I spent a long time Sunday morning watching the Race Street Red-tailed Hawk nest, trying to get a read on how the adult male and the two chicks are faring after the female was injured and taken to Tom Ricardi’s rehabilitation center in Conway earlier this week.
Life goes on, it seems.
The male has been spending a lot of time on the nest, helping the chicks preen and helping to dole out bits of prey — although, the chicks are becoming adept at feeding themselves, too.
Between stints on the nest, the male has remained an efficient hunter and provider.
I watched Sunday morning as an armada of geese — 9 goslings and about 15 adults — paddled down the canal toward the vicinity of the hawk’s nest. The hawk sat on the top rail of the fire escape. I looked at the hawk, and the hawk looked at the geese.
When the hawk leaped from its perch the adult geese circled around their young. A few geese rose up out of the water, honked and spread their wings as the hawk approached. But the hawk made a last minute turn, away from the geese, and landed at the base of a stone wall right at the water’s edge.

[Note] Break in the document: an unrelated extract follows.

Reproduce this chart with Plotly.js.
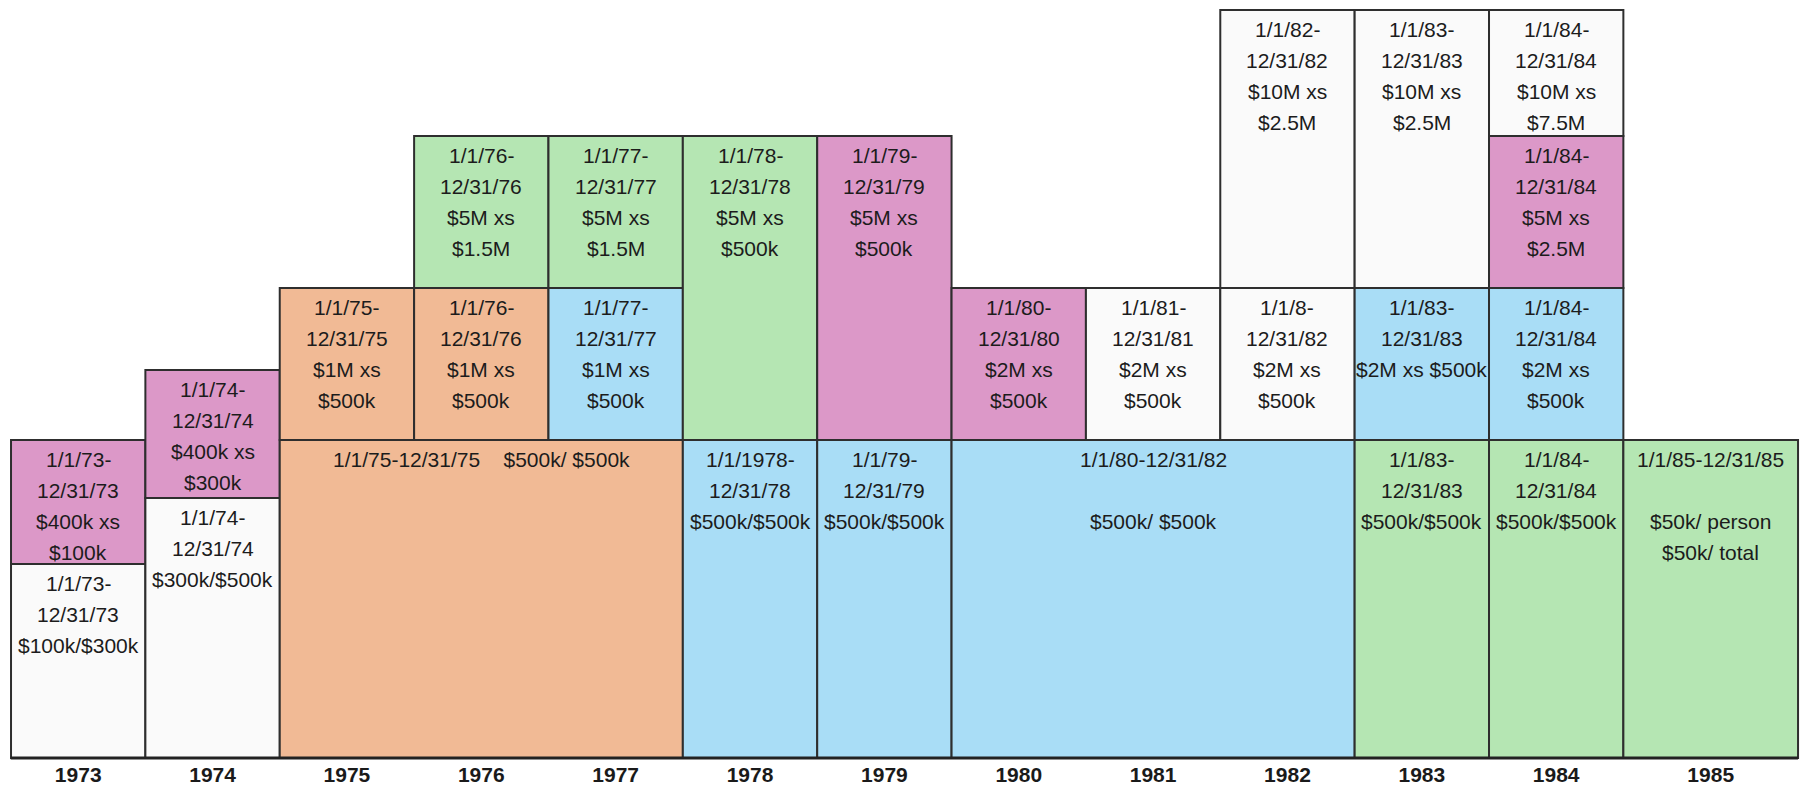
<!DOCTYPE html>
<html>
<head>
<meta charset="utf-8">
<script src="https://cdn.plot.ly/plotly-3.0.1.min.js"></script>
<style>
html,body{margin:0;padding:0;background:#ffffff;}
#chart{width:1801px;height:788px;}
</style>
</head>
<body>
<div id="chart"></div>
<script>
// ---- DATA ----
const years = [1973,1974,1975,1976,1977,1978,1979,1980,1981,1982,1983,1984,1985];

// each coverage block: first year column, last year column, bottom level, top level (visual tower levels)
const blockStart  = [1973,1973,1974,1974,1975,1975,1976,1976,1977,1977,1978,1978,1979,1979,1980,1980,1981,1982,1982,1983,1983,1983,1984,1984,1984,1984,1985];
const blockEnd    = [1973,1973,1974,1974,1977,1975,1976,1976,1977,1977,1978,1978,1979,1979,1982,1980,1981,1982,1982,1983,1983,1983,1984,1984,1984,1984,1985];
const blockBottom = [0,194,0,260,0,318,318,470,318,470,0,318,0,318,0,318,318,318,470,0,318,470,0,318,470,622,0];
const blockTop    = [194,318,260,388,318,470,470,622,470,622,318,622,318,622,318,470,470,470,748,318,470,748,318,470,622,748,318];
const blockCarrier = ['white','pink','white','pink','orange','orange','orange','green','blue','green','blue','green','blue','pink','blue','pink','white','white','white','green','blue','white','green','blue','pink','white','green'];
const blockText = [
  '1/1/73-\n12/31/73\n$100k/$300k',
  '1/1/73-\n12/31/73\n$400k xs\n$100k',
  '1/1/74-\n12/31/74\n$300k/$500k',
  '1/1/74-\n12/31/74\n$400k xs\n$300k',
  '1/1/75-12/31/75\u00A0\u00A0\u00A0\u00A0$500k/ $500k',
  '1/1/75-\n12/31/75\n$1M xs\n$500k',
  '1/1/76-\n12/31/76\n$1M xs\n$500k',
  '1/1/76-\n12/31/76\n$5M xs\n$1.5M',
  '1/1/77-\n12/31/77\n$1M xs\n$500k',
  '1/1/77-\n12/31/77\n$5M xs\n$1.5M',
  '1/1/1978-\n12/31/78\n$500k/$500k',
  '1/1/78-\n12/31/78\n$5M xs\n$500k',
  '1/1/79-\n12/31/79\n$500k/$500k',
  '1/1/79-\n12/31/79\n$5M xs\n$500k',
  '1/1/80-12/31/82\n\n$500k/ $500k',
  '1/1/80-\n12/31/80\n$2M xs\n$500k',
  '1/1/81-\n12/31/81\n$2M xs\n$500k',
  '1/1/8-\n12/31/82\n$2M xs\n$500k',
  '1/1/82-\n12/31/82\n$10M xs\n$2.5M',
  '1/1/83-\n12/31/83\n$500k/$500k',
  '1/1/83-\n12/31/83\n$2M xs $500k',
  '1/1/83-\n12/31/83\n$10M xs\n$2.5M',
  '1/1/84-\n12/31/84\n$500k/$500k',
  '1/1/84-\n12/31/84\n$2M xs\n$500k',
  '1/1/84-\n12/31/84\n$5M xs\n$2.5M',
  '1/1/84-\n12/31/84\n$10M xs\n$7.5M',
  '1/1/85-12/31/85\n\n$50k/ person\n$50k/ total'
];

// ---- STYLE ----
const carrierColors = {
  white:'#FAFAFA', pink:'#DC98C8', green:'#B5E6B3', blue:'#A9DDF6', orange:'#F1BA95'
};
const X_MIN = 1972.418, X_MAX = 1985.822, LAST_EDGE = 1985.8;
const FIRST_LINE_OFFSET = 19, LINE_STEP = 31;
const lastYear = years[years.length-1];

const x0s = blockStart.map(s => s - 0.5);
const x1s = blockEnd.map(e => e === lastYear ? LAST_EDGE : e + 0.5);

const barTrace = {
  type:'bar',
  x: x0s.map((a,i) => (a + x1s[i]) / 2),
  width: x0s.map((a,i) => x1s[i] - a),
  base: blockBottom,
  y: blockTop.map((t,i) => t - blockBottom[i]),
  marker:{
    color: blockCarrier.map(c => carrierColors[c]),
    line:{color:'#2e2e2e', width:2}
  },
  hoverinfo:'skip',
  showlegend:false
};

const annotations = [];
blockText.forEach((txt,i) => {
  const cx = (x0s[i] + x1s[i]) / 2;
  txt.split('\n').forEach((line,j) => {
    if (!line) return;
    annotations.push({
      x: cx, y: blockTop[i] - FIRST_LINE_OFFSET - j*LINE_STEP,
      xref:'x', yref:'y', text: line, showarrow:false,
      xanchor:'center', yanchor:'middle',
      font:{family:'"Liberation Sans", Arial, sans-serif', size:21, color:'#1c1c1c'}
    });
  });
});

const layout = {
  width:1801, height:788,
  margin:{l:0, r:0, t:0, b:28, pad:0},
  paper_bgcolor:'#ffffff', plot_bgcolor:'#ffffff',
  barmode:'overlay', bargap:0,
  showlegend:false,
  xaxis:{
    range:[X_MIN, X_MAX], tickmode:'array', tickvals: years.map(y => y === lastYear ? (lastYear - 0.5 + LAST_EDGE)/2 : y),
    ticktext: years.map(String), ticks:'', showgrid:false, zeroline:false, showline:false,
    tickfont:{family:'"Liberation Sans", Arial, sans-serif', size:21, color:'#1a1a1a', weight:'bold'},
    fixedrange:true
  },
  yaxis:{range:[-2, 758], visible:false, fixedrange:true},
  shapes:[{type:'line', xref:'x', yref:'y', x0:X_MIN + 0.08, x1:LAST_EDGE, y0:0, y1:0,
    line:{color:'#222', width:3}, layer:'above'}],
  annotations: annotations
};

Plotly.newPlot('chart', [barTrace], layout, {displayModeBar:false, staticPlot:true});
</script>
</body>
</html>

The hawk sat with its back to the geese. But the members of the fleet were still wary: they approached the hawk cautiously, giving an occasional honk or flap.
As it turned out, the hawk wasn’t interested in the baby geese. Instead, it hopped into the air and then pounced, snatching something from the base of the wall. I haven’t been able to identify the prey — zooming way in, it looks like a small rodent, but the picture loses too much detail to tell for sure.
Clutching the morning snack in one foot, the hawk flew back to the fire escape and delivered the meal to the peeping chicks.
The geese continued down the canal. I followed them nearly all the way to Sargeant Street, where the young clambered up a grassy bank to feed while the adults stood guard.